▶ **Task brief**
Omit every picture, and retype the lines that run from the beginning of the data below through the line containing "ax2 = fig.add_axes([0.577, 0.0915, 0.4058, 0.875])", inclusive.

▶ **Material for the task**
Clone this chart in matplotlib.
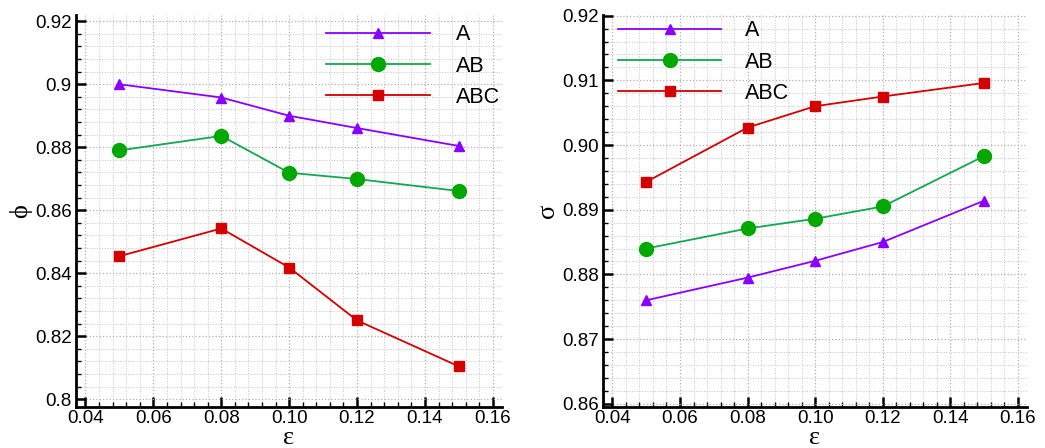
import matplotlib
matplotlib.use("Agg")
import matplotlib.pyplot as plt
from matplotlib.ticker import MultipleLocator, FormatStrFormatter, FuncFormatter

plt.rcParams["font.family"] = ["Liberation Sans", "DejaVu Sans"]

# données
eps = [0.05, 0.08, 0.10, 0.12, 0.15]
series = ["A", "AB", "ABC"]

phi_A = [0.9000, 0.8958, 0.8900, 0.8861, 0.8804]
phi_AB = [0.8790, 0.8836, 0.8719, 0.8699, 0.8661]
phi_ABC = [0.8454, 0.8542, 0.8418, 0.8250, 0.8104]

sigma_A = [0.8760, 0.8795, 0.8821, 0.8850, 0.8914]
sigma_AB = [0.8840, 0.8871, 0.8886, 0.8905, 0.8983]
sigma_ABC = [0.8943, 0.9027, 0.9060, 0.9075, 0.9096]

x_ticks = [0.04, 0.06, 0.08, 0.10, 0.12, 0.14, 0.16]

# styles
violet = "#8a00ff"
vert_ligne = "#10a850"
vert_marq = "#00a800"
rouge = "#d40000"

styles = {
    "A": dict(color=violet, marker="^", markersize=7.5, mfc=violet, mec=violet),
    "AB": dict(color=vert_ligne, marker="o", markersize=10, mfc=vert_marq, mec=vert_marq),
    "ABC": dict(color=rouge, marker="s", markersize=7, mfc=rouge, mec=rouge),
}

fig = plt.figure(figsize=(10.45, 4.48), dpi=100)
ax1 = fig.add_axes([0.0727, 0.0915, 0.4077, 0.875])
ax2 = fig.add_axes([0.577, 0.0915, 0.4058, 0.875])


def habiller(ax, ymin, ymax, ymaj, ymin_step, yfmt, ylabel):
    ax.set_xlim(0.0372, 0.1627)
    ax.set_ylim(ymin, ymax)
    ax.set_xticks(x_ticks)
    ax.xaxis.set_major_formatter(FormatStrFormatter("%.2f"))
    ax.xaxis.set_minor_locator(MultipleLocator(0.004))
    ax.yaxis.set_major_locator(MultipleLocator(ymaj))
    ax.yaxis.set_minor_locator(MultipleLocator(ymin_step))
    ax.yaxis.set_major_formatter(yfmt)
    ax.grid(which="major", color="#b0b0b0", linestyle=":", linewidth=0.9)
    ax.grid(which="minor", color="#c4c4c4", linestyle=":", linewidth=0.7)
    ax.set_axisbelow(True)
    for s in ["top", "right"]:
        ax.spines[s].set_visible(False)
    for s in ["left", "bottom"]:
        ax.spines[s].set_linewidth(2)
    ax.tick_params(which="major", direction="in", length=7, width=1.8, labelsize=13.5)
    ax.tick_params(axis="x", which="major", pad=2)
    ax.tick_params(axis="y", which="major", pad=3)
    ax.tick_params(which="minor", direction="in", length=3.5, width=1.0)
    ax.set_xlabel("ε", family=["Liberation Serif", "DejaVu Serif"], fontsize=19, labelpad=0)
    ax.set_ylabel(ylabel, family=["Liberation Serif", "DejaVu Serif"], fontsize=19, labelpad=2)


# panneau gauche : phi
for nom, vals in zip(series, [phi_A, phi_AB, phi_ABC]):
    ax1.plot(eps, vals, label=nom, linewidth=1.3, **styles[nom])
habiller(ax1, 0.7975, 0.922, 0.02, 0.004,
         FuncFormatter(lambda v, p: f"{v:g}"), "ϕ")
ax1.legend(loc="upper right", bbox_to_anchor=(1.03, 1.015), frameon=False, fontsize=15.5,
           handlelength=4.8, handletextpad=1.2, labelspacing=0.48, borderaxespad=0.3)

# panneau droit : sigma
for nom, vals in zip(series, [sigma_A, sigma_AB, sigma_ABC]):
    ax2.plot(eps, vals, label=nom, linewidth=1.3, **styles[nom])
habiller(ax2, 0.8595, 0.9201, 0.01, 0.002, FormatStrFormatter("%.2f"), "σ")
ax2.legend(loc="upper left", bbox_to_anchor=(0.0, 1.025), frameon=False, fontsize=15.5,
           handlelength=4.8, handletextpad=1.1, labelspacing=0.48, borderaxespad=0.3)

plt.savefig("out.png", dpi=100)
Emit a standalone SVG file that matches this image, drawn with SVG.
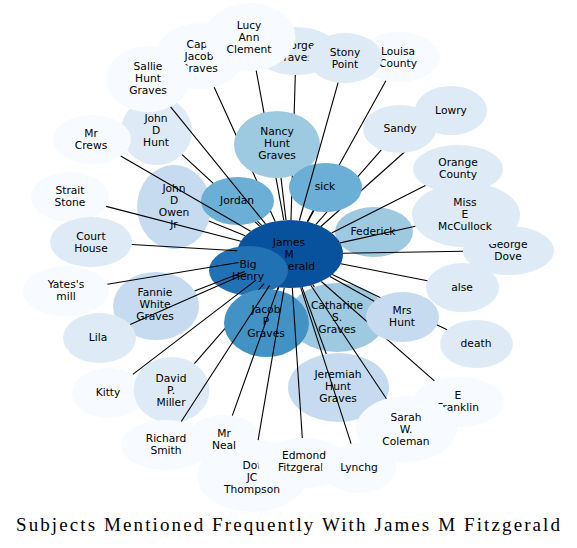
<svg xmlns="http://www.w3.org/2000/svg" width="577" height="548" viewBox="0 0 577 548">
<style>
.n text{font-family:"DejaVu Sans",sans-serif;font-size:10.7px;fill:#000;text-anchor:middle;dominant-baseline:central}
.e line{stroke:#000;stroke-width:1.1}
.c0{fill:#f7fbff}.c1{fill:#deebf7}.c2{fill:#c6dbef}.c3{fill:#9ecae1}.c4{fill:#6baed6}.c5{fill:#4292c6}.c6{fill:#2171b5}.c7{fill:#08519c}
.title{font-family:"Liberation Serif","Times New Roman",serif;font-size:19px;fill:#000}
</style>
<rect width="577" height="548" fill="#fff"/>
<g class="n">
<g id="john_d_hunt"><ellipse class="c1" cx="156.5" cy="131" rx="35.5" ry="34"/><text x="156" y="118">John</text><text x="156" y="130">D</text><text x="156" y="142">Hunt</text></g>
<g id="capt_jacob_graves"><ellipse class="c0" cx="200" cy="56" rx="44" ry="33"/><text x="199" y="44">Capt</text><text x="199" y="56">Jacob</text><text x="199" y="68">Graves</text></g>
<g id="sallie_hunt_graves"><ellipse class="c0" cx="148" cy="79" rx="42" ry="33"/><text x="148" y="66">Sallie</text><text x="148" y="78">Hunt</text><text x="148" y="90">Graves</text></g>
<g id="george_graves"><ellipse class="c1" cx="296" cy="51" rx="42" ry="24"/><text x="295" y="45">George</text><text x="294" y="57">Graves</text></g>
<g id="lucy_ann_clement"><ellipse class="c0" cx="250" cy="37" rx="45.5" ry="34"/><text x="249" y="25">Lucy</text><text x="249" y="37">Ann</text><text x="249" y="49">Clement</text></g>
<g id="louisa_county"><ellipse class="c0" cx="399" cy="57" rx="41" ry="25"/><text x="398" y="51">Louisa</text><text x="398" y="63">County</text></g>
<g id="stony_point"><ellipse class="c1" cx="345" cy="58" rx="37" ry="25"/><text x="345" y="52">Stony</text><text x="345" y="64">Point</text></g>
<g id="lowry"><ellipse class="c1" cx="451" cy="110.5" rx="36" ry="24.5"/><text x="451" y="110">Lowry</text></g>
<g id="orange_county"><ellipse class="c1" cx="458" cy="169" rx="45" ry="24"/><text x="458" y="162">Orange</text><text x="458" y="174">County</text></g>
<g id="george_dove"><ellipse class="c1" cx="508.5" cy="250.5" rx="45.5" ry="24.5"/><text x="508" y="244">George</text><text x="508" y="256">Dove</text></g>
<g id="alse"><ellipse class="c1" cx="462.5" cy="287.5" rx="36.5" ry="24.5"/><text x="462" y="287">alse</text></g>
<g id="miss_e_mccullock"><ellipse class="c1" cx="466" cy="215" rx="54" ry="32.5"/><text x="465" y="202">Miss</text><text x="465" y="214">E</text><text x="465" y="226">McCullock</text></g>
<g id="federick"><ellipse class="c3" cx="374" cy="232" rx="39" ry="25"/><text x="373" y="231">Federick</text></g>
<g id="mr_crews"><ellipse class="c0" cx="92" cy="139.5" rx="39" ry="24.5"/><text x="91" y="133">Mr</text><text x="91" y="145">Crews</text></g>
<g id="strait_stone"><ellipse class="c0" cx="70" cy="197" rx="39" ry="25"/><text x="70" y="190">Strait</text><text x="70" y="202">Stone</text></g>
<g id="court_house"><ellipse class="c1" cx="91" cy="242" rx="41" ry="25"/><text x="91" y="236">Court</text><text x="91" y="248">House</text></g>
<g id="john_d_owen_jr"><ellipse class="c2" cx="174" cy="207" rx="37" ry="42"/><text x="174" y="188">John</text><text x="174" y="200">D</text><text x="174" y="212">Owen</text><text x="174" y="224">Jr</text></g>
<g id="yates_mill"><ellipse class="c0" cx="66" cy="291" rx="43" ry="25"/><text x="66" y="284">Yates's</text><text x="66" y="296">mill</text></g>
<g id="fannie_white_graves"><ellipse class="c2" cx="156" cy="306" rx="43" ry="34"/><text x="155" y="292">Fannie</text><text x="155" y="304">White</text><text x="155" y="316">Graves</text></g>
<g id="lila"><ellipse class="c1" cx="99.5" cy="338" rx="36.5" ry="25"/><text x="98" y="337">Lila</text></g>
<g id="kitty"><ellipse class="c0" cx="108.5" cy="393" rx="36.5" ry="25"/><text x="108" y="392">Kitty</text></g>
<g id="david_p_miller"><ellipse class="c1" cx="171.5" cy="390" rx="38" ry="33"/><text x="171" y="378">David</text><text x="171" y="390">P.</text><text x="171" y="402">Miller</text></g>
<g id="richard_smith"><ellipse class="c0" cx="166" cy="445" rx="45" ry="25"/><text x="166" y="438">Richard</text><text x="166" y="450">Smith</text></g>
<g id="dot_jc_thompson"><ellipse class="c0" cx="252" cy="476" rx="55" ry="36"/><text x="252" y="465">Dot</text><text x="252" y="477">JC</text><text x="252" y="489">Thompson</text></g>
<g id="mr_neal"><ellipse class="c0" cx="224" cy="439" rx="37" ry="24"/><text x="224" y="433">Mr</text><text x="224" y="445">Neal</text></g>
<g id="edmond_fitzgerald"><ellipse class="c0" cx="304" cy="463" rx="46" ry="25"/><text x="304" y="455.5">Edmond</text><text x="304" y="467.5">Fitzgerald</text></g>
<g id="lynchg"><ellipse class="c0" cx="359" cy="468" rx="37" ry="25"/><text x="359" y="467">Lynchg</text></g>
<g id="james_m_fitzgerald"><ellipse class="c7" cx="290" cy="254" rx="53" ry="34"/><text x="289" y="242">James</text><text x="289" y="254">M</text><text x="289" y="266">Fitzgerald</text></g>
<g id="big_henry"><ellipse class="c6" cx="248.5" cy="270.5" rx="39.5" ry="24.5"/><text x="248" y="264">Big</text><text x="248" y="276">Henry</text></g>
<g id="catharine_s_graves"><ellipse class="c3" cx="337" cy="317.5" rx="49" ry="34.5"/><text x="337" y="305">Catharine</text><text x="337" y="317">S.</text><text x="337" y="329">Graves</text></g>
<g id="jeremiah_hunt_graves"><ellipse class="c2" cx="338.5" cy="387.5" rx="50.5" ry="34.5"/><text x="338" y="374">Jeremiah</text><text x="338" y="386">Hunt</text><text x="338" y="398">Graves</text></g>
<g id="e_franklin"><ellipse class="c0" cx="458.5" cy="402" rx="45.5" ry="25"/><text x="458" y="395">E</text><text x="458" y="407">Franklin</text></g>
<g id="sarah_w_coleman"><ellipse class="c0" cx="406.5" cy="429" rx="50.5" ry="33"/><text x="406" y="417">Sarah</text><text x="406" y="429">W.</text><text x="406" y="441">Coleman</text></g>
<g id="death"><ellipse class="c1" cx="476.5" cy="344" rx="36.5" ry="24"/><text x="476" y="343">death</text></g>
</g>
<g class="e" id="connectors-back">
<line x1="256.2" y1="70.7" x2="283.8" y2="220.2"/>
<line x1="295.3" y1="75" x2="291" y2="220"/>
<line x1="214.2" y1="87.2" x2="275.2" y2="221.4"/>
<line x1="429.2" y1="130" x2="320.9" y2="226.5"/>
<line x1="381.3" y1="149.8" x2="316" y2="224.4"/>
<line x1="385.9" y1="80.7" x2="307.7" y2="221.8"/>
<line x1="182.1" y1="154.6" x2="259.7" y2="226.1"/>
<line x1="194.4" y1="363.7" x2="264.1" y2="283.6"/>
<line x1="434.4" y1="380.8" x2="321.3" y2="281.5"/>
<line x1="447.1" y1="329.8" x2="332.3" y2="274.4"/>
</g>
<g class="n">
<g id="nancy_hunt_graves"><ellipse class="c3" cx="277" cy="144.5" rx="43" ry="33.5"/><text x="277" y="131">Nancy</text><text x="277" y="143">Hunt</text><text x="277" y="155">Graves</text></g>
<g id="sick"><ellipse class="c4" cx="325.5" cy="187.5" rx="36.5" ry="24.5"/><text x="325" y="186">sick</text></g>
<g id="sandy"><ellipse class="c1" cx="399.5" cy="129" rx="36.5" ry="24"/><text x="400" y="128">Sandy</text></g>
<g id="jordan"><ellipse class="c4" cx="237.5" cy="201" rx="36.5" ry="24"/><text x="237" y="200">Jordan</text></g>
<g id="jacob_p_graves"><ellipse class="c5" cx="266.5" cy="323" rx="42.5" ry="34"/><text x="266" y="309">Jacob</text><text x="266" y="321">P</text><text x="266" y="333">Graves</text></g>
<g id="mrs_hunt"><ellipse class="c2" cx="402.5" cy="317" rx="36.5" ry="25"/><text x="402" y="310">Mrs</text><text x="402" y="322">Hunt</text></g>
</g>
<g class="e" id="connectors">
<line x1="170.6" y1="106.8" x2="265.5" y2="223.8"/>
<line x1="338.1" y1="82.6" x2="299.4" y2="220.5"/>
<line x1="425.4" y1="185.5" x2="331.6" y2="232.9"/>
<line x1="415.4" y1="226.2" x2="340.1" y2="242.9"/>
<line x1="463" y1="251.2" x2="343" y2="253.2"/>
<line x1="337.9" y1="241.5" x2="339" y2="241.2"/>
<line x1="427.4" y1="280.7" x2="340.8" y2="263.8"/>
<line x1="374.2" y1="301.2" x2="329.9" y2="276.4"/>
<line x1="314.4" y1="286.9" x2="312.7" y2="284.7"/>
<line x1="386.4" y1="398.7" x2="310.8" y2="285.3"/>
<line x1="326.3" y1="354" x2="302" y2="287.1"/>
<line x1="351.1" y1="443.6" x2="300.7" y2="287.3"/>
<line x1="302.3" y1="438" x2="292.3" y2="288"/>
<line x1="258.1" y1="440.2" x2="284.2" y2="287.8"/>
<line x1="232.3" y1="415.6" x2="278.2" y2="287.1"/>
<line x1="181.3" y1="421.5" x2="269.6" y2="285.4"/>
<line x1="277.7" y1="290.2" x2="278.7" y2="287.2"/>
<line x1="132.8" y1="374.4" x2="256" y2="280.1"/>
<line x1="130.2" y1="324.5" x2="246.3" y2="273.3"/>
<line x1="194.6" y1="291" x2="244.7" y2="271.6"/>
<line x1="107.4" y1="284.2" x2="238.7" y2="262.5"/>
<line x1="131.8" y1="244.5" x2="237.2" y2="250.8"/>
<line x1="106.2" y1="206.4" x2="240.9" y2="241.3"/>
<line x1="208.8" y1="221.1" x2="245.2" y2="235.8"/>
<line x1="120.7" y1="156.1" x2="250.6" y2="231.2"/>
<line x1="257.4" y1="221.1" x2="261.6" y2="225.3"/>
<line x1="281" y1="177.9" x2="286" y2="220.1"/>
<line x1="313.2" y1="210.6" x2="307.2" y2="221.8"/>
</g>
<text class="title" x="16" y="531" textLength="544" lengthAdjust="spacing">Subjects Mentioned Frequently With James M Fitzgerald</text>
</svg>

▶ **Correct result**
Clone this chart in matplotlib.
import matplotlib
matplotlib.use("Agg")
import matplotlib.pyplot as plt
from matplotlib.ticker import MultipleLocator, FormatStrFormatter, FuncFormatter

plt.rcParams["font.family"] = ["Liberation Sans", "DejaVu Sans"]

# données
eps = [0.05, 0.08, 0.10, 0.12, 0.15]
series = ["A", "AB", "ABC"]

phi_A = [0.9000, 0.8958, 0.8900, 0.8861, 0.8804]
phi_AB = [0.8790, 0.8836, 0.8719, 0.8699, 0.8661]
phi_ABC = [0.8454, 0.8542, 0.8418, 0.8250, 0.8104]

sigma_A = [0.8760, 0.8795, 0.8821, 0.8850, 0.8914]
sigma_AB = [0.8840, 0.8871, 0.8886, 0.8905, 0.8983]
sigma_ABC = [0.8943, 0.9027, 0.9060, 0.9075, 0.9096]

x_ticks = [0.04, 0.06, 0.08, 0.10, 0.12, 0.14, 0.16]

# styles
violet = "#8a00ff"
vert_ligne = "#10a850"
vert_marq = "#00a800"
rouge = "#d40000"

styles = {
    "A": dict(color=violet, marker="^", markersize=7.5, mfc=violet, mec=violet),
    "AB": dict(color=vert_ligne, marker="o", markersize=10, mfc=vert_marq, mec=vert_marq),
    "ABC": dict(color=rouge, marker="s", markersize=7, mfc=rouge, mec=rouge),
}

fig = plt.figure(figsize=(10.45, 4.48), dpi=100)
ax1 = fig.add_axes([0.0727, 0.0915, 0.4077, 0.875])
ax2 = fig.add_axes([0.577, 0.0915, 0.4058, 0.875])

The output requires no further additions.